After reiterating that he wasn't sure what his role was supposed to be in the press conference, he added "I was anxious to make certain that no one in this room could accuse me of being worried or afraid to face the media."
"It was not a question of me being forced here," he added. "I maintain of course that I'm unhappy about it because it's no longer my job."
Martin Glenn, who will be in charge of the search for the man who will replace Hodgson, perhaps also chose his words poorly when he stataed that he was "no football expert" as he responded to questions from the assembled press.
As the briefing approached the last few moments, Hodgson stated that England had been "damaged" by the loss in the knockout round, while both he and Glenn apologised to the fans who had traveled to support the team in France.
"Both myself, my coaching staff and the players we feel very, very sad that we couldn't deliver what we wanted to deliver [...] of course we're sorry that we couldn't give them [the fans] the results they were hoping for.
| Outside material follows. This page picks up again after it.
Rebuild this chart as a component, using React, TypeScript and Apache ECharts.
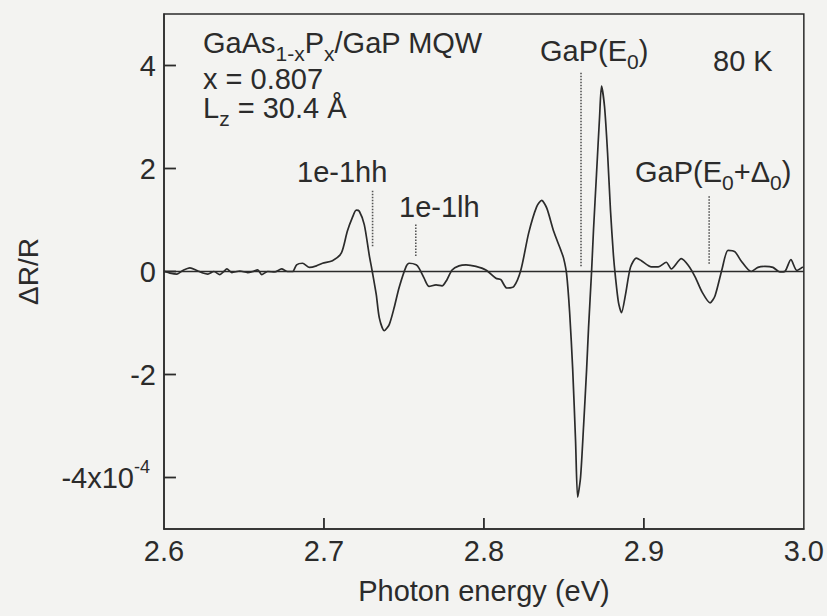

Whenever you don't meet expectations, it's a sad day."
Glenn noted, however, that the defeat against Iceland should not be what Hodgson's tenure is remebered for: "Roy's spent four years building an England team, and from what he inherited to where we are now, it's a much stronger team, it's a much stronger set up. Roy, Iceland is not your epitaph or your legacy, there's a lot to be grateful for, for what you and your team have done."
As he closed the press conference and refused to take further questions, Hodgson told the journalists in the room that he would "leave you to your stories", and walked out.